Il comandante Sarah Brunetti interviene mettendo in risalto qual è il sentimento sul tema del Giubileo vissuto dagli uomini in divisa che operano all’interno degli istituti di pena:
“Un dono prezioso da ricevere con gioia ed emozione, l’attesa di tutti gli agenti per la venuta di Francesco che qui aprirà una Porta Santa il 26 dicembre prossimo inaugurando il Giubileo 2025.
Non è solo un lavoro, ma una vocazione, e ora, grazie alla visita del Papa diventa un riconoscimento del nostro impegno come una missione di misericordia e speranza. Ringrazio il Santo Padre per la sua costante attenzione e perché mette sempre il mondo penitenziario al centro della misericordia; grazie a lui ci sentiamo coinvolti in questo progetto di speranza che ha un suo momento molto importante nel prossimo Giubileo.Despondere spem est munus nostrum. Garantire la speranza è il nostro compito, è il motto della Polizia penitenziaria è incredibilmente affine con lo spirito dell’Anno Santo che si apre. Spesso chi è in carcere vi si trova perché non ha mai conosciuto la tenerezza o perché non ha ricevuto speranza. Il nostro compito è dare speranza anche alla società esterna, restituendole persone nuove, riabilitate; la speranza è un concetto che si riferisce al futuro, ma va costruito nel presente.
Il muro di cinta non è attraversato dai pregiudizi.”
“All’interno del carcere – prosegue il Primo Dirigente di Polizia Penitenziaria- il giudizio è sospeso per restituire la fiducia ai detenuti; solo così possiamo diventare latori di misericordia e portatori di quella speranza di cui parliamo.
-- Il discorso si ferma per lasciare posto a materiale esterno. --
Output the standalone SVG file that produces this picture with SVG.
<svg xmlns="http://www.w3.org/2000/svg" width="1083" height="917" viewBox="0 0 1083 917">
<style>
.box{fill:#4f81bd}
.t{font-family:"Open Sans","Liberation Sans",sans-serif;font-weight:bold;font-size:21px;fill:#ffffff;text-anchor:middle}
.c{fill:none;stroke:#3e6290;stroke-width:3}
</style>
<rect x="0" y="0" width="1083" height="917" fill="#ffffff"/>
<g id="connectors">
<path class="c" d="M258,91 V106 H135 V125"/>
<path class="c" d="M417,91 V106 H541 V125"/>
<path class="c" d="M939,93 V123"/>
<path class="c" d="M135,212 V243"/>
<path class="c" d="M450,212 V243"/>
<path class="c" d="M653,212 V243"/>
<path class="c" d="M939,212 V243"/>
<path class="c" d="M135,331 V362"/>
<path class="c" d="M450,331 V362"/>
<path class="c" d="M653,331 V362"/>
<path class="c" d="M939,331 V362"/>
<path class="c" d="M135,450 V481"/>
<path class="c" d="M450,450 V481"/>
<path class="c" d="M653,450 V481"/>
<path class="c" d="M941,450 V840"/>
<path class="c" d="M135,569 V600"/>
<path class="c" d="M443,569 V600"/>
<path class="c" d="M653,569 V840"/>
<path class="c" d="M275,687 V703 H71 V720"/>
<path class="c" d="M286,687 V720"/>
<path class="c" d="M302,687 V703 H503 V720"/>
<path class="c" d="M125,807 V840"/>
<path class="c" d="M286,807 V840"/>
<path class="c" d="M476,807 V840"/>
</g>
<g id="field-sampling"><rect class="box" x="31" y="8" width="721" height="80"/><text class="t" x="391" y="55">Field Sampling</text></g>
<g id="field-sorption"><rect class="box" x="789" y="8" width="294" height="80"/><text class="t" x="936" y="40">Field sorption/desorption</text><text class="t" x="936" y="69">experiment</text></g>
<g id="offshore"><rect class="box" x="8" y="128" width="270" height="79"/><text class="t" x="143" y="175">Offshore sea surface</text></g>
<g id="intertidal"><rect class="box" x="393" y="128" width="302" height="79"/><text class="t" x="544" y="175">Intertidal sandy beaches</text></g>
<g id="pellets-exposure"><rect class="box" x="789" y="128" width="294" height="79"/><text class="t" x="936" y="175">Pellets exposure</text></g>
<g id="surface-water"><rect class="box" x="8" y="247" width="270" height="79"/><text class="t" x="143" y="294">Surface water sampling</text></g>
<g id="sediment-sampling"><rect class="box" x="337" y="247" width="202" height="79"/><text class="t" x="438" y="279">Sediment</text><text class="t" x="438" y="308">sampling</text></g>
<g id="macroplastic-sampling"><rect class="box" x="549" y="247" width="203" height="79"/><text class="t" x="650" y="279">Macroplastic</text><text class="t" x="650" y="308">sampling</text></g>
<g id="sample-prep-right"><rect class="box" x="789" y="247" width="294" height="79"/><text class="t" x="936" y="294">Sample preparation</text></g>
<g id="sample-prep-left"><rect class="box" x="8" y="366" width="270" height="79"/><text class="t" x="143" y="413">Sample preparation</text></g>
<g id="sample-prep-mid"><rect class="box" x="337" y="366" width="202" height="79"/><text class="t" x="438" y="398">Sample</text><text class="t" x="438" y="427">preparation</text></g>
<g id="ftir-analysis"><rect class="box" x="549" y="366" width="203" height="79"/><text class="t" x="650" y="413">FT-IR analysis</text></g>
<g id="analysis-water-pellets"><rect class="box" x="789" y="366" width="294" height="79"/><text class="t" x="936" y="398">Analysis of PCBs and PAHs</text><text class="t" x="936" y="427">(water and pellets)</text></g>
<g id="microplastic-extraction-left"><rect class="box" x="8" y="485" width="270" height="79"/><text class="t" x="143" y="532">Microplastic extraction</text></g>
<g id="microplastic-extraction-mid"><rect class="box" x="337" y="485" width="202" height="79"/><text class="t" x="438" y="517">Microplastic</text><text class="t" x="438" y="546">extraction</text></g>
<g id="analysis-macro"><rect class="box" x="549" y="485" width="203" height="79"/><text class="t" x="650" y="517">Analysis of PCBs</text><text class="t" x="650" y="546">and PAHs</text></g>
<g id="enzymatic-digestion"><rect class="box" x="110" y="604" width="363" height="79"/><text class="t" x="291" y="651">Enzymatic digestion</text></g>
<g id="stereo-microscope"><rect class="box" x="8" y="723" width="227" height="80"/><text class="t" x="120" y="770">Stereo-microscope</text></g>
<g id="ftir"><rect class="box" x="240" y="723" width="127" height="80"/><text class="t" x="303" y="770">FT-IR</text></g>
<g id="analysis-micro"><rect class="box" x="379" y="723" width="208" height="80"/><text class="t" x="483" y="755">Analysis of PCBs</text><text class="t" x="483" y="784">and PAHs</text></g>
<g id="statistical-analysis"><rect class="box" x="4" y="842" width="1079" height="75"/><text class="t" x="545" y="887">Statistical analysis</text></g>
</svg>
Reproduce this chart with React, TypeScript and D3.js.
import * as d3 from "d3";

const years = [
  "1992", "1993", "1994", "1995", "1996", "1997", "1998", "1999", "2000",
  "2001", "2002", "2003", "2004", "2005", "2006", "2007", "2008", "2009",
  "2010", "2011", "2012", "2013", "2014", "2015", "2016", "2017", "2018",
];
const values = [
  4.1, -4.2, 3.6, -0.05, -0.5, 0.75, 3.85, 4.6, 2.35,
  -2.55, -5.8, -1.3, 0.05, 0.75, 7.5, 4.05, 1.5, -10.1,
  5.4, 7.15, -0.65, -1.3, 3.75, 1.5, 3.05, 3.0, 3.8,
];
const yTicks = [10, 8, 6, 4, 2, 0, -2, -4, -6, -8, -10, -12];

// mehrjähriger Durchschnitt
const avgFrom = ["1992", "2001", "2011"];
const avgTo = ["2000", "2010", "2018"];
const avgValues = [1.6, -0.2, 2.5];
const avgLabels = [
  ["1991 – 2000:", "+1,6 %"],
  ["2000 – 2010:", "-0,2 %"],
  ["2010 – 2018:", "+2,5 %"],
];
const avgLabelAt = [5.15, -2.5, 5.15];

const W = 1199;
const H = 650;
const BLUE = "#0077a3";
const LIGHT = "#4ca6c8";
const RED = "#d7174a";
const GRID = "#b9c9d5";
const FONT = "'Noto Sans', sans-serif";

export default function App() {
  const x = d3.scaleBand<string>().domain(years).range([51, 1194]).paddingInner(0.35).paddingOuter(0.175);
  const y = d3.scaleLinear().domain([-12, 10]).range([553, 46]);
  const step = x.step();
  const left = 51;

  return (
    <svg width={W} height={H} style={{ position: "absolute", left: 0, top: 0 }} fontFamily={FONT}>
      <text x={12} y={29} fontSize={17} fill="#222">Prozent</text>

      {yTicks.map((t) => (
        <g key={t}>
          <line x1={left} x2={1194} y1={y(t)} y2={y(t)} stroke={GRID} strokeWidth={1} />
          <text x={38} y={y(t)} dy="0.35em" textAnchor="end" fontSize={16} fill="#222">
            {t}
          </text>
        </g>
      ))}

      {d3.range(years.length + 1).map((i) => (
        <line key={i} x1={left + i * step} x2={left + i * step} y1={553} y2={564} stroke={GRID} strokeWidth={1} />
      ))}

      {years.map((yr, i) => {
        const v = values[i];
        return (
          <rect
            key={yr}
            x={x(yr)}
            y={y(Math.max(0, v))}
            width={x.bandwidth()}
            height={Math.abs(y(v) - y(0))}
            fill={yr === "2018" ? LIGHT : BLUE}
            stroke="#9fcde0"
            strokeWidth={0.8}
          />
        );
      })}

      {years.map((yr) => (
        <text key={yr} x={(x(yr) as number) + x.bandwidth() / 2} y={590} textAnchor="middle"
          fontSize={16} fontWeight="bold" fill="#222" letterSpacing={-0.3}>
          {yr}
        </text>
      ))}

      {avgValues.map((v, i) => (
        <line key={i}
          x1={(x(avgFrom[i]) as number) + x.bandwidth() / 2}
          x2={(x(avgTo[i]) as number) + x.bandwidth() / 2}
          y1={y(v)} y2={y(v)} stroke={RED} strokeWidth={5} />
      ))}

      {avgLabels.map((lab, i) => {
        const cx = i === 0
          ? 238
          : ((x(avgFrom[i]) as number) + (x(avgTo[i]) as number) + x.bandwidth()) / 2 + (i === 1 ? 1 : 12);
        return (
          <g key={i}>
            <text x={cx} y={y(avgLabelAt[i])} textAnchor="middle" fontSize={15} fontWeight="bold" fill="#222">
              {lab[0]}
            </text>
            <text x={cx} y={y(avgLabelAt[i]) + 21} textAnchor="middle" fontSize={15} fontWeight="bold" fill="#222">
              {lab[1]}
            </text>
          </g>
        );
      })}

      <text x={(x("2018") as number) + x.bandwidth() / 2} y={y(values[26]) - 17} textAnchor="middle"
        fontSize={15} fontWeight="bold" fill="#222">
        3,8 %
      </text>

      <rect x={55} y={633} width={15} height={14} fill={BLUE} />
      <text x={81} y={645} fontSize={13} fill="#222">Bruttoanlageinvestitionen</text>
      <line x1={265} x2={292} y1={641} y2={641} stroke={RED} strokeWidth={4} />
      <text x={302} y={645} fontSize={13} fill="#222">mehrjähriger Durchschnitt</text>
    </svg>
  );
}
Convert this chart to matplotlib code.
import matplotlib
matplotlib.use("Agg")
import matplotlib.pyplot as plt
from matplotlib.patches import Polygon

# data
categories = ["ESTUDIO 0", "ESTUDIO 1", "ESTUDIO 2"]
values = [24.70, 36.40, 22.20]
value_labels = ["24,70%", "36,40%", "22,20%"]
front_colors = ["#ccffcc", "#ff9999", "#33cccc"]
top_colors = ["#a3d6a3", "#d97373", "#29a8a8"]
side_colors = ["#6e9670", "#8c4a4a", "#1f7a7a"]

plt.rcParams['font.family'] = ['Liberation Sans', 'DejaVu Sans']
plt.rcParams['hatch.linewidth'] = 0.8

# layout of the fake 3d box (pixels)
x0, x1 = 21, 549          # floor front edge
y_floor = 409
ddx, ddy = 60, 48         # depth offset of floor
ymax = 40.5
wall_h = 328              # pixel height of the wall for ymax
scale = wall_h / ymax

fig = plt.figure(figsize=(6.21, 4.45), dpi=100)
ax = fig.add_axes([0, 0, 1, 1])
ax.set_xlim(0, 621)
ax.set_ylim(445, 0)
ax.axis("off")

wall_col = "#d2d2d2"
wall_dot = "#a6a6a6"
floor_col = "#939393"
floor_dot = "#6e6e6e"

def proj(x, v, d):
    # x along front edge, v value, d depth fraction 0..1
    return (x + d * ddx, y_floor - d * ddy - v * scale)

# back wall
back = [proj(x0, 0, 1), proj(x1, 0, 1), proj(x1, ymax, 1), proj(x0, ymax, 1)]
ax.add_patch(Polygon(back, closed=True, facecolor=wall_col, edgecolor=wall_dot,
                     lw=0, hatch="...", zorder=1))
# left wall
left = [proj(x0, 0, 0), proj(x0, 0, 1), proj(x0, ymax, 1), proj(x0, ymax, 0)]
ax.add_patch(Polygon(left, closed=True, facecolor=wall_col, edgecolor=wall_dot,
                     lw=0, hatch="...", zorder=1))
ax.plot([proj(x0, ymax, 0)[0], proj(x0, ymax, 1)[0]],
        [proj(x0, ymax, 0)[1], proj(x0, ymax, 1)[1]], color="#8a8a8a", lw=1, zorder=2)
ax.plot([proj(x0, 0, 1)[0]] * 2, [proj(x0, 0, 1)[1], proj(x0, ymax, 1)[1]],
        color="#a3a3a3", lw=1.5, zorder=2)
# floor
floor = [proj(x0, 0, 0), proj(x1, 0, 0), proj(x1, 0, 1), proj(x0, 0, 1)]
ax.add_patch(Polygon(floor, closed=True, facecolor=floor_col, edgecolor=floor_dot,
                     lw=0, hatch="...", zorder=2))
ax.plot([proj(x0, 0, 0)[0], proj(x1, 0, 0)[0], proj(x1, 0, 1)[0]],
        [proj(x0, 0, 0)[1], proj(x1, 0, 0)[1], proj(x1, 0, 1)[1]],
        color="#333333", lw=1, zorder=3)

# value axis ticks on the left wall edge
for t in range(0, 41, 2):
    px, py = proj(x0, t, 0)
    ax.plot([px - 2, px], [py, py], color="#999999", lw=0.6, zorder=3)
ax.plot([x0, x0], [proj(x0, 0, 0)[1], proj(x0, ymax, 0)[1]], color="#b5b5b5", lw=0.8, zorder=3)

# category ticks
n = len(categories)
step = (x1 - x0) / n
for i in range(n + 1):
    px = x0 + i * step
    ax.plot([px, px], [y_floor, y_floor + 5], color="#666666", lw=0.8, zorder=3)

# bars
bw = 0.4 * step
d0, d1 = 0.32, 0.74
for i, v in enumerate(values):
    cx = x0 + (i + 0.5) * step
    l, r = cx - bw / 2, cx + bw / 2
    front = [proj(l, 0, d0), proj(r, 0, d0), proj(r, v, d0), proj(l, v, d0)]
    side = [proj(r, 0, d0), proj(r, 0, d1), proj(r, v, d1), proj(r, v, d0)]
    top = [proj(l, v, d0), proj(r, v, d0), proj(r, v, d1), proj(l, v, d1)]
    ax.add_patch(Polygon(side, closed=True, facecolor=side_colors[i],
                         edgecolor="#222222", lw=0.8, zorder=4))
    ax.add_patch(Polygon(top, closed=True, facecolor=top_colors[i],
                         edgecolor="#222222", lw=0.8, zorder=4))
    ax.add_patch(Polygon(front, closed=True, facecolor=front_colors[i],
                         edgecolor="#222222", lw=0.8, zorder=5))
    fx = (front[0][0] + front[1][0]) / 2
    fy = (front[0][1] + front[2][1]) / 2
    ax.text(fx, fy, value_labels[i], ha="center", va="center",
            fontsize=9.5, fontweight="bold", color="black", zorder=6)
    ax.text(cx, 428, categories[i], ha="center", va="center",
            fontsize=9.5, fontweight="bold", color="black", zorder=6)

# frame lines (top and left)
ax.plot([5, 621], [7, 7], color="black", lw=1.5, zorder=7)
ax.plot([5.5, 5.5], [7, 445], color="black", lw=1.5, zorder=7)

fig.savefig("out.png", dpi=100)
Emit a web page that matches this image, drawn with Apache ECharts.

Il carcere è un’istituzione totale per tutti coloro che ci vivono, per condanna o per lavoro; non è un caso che il dramma dei suicidi coinvolga anche gli agenti di Polizia Penitenziaria. A volte il diaframma che divide le difficoltà dei diversi attori penitenziari è molto sottile così le sofferenze si contaminano a vicenda.
Nonostante il carico di dolore e la pressione siano notevoli, non si deve mai perdere il sorriso in questo lavoro nobile e delicato. Occorre spirito di missione, senso di umanità ed essere pronti a sostenere le sofferenze altrui. Indossare questa divisa è un’occasione per realizzare i valori del rispetto, della sensibilità e del coraggio, perché ci vuole molto coraggio a prendersi la responsabilità di altri essere umani. Per me è stato così: un modo bellissimo per vincere le mie fragilità personali ed essere di aiuto agli altri”.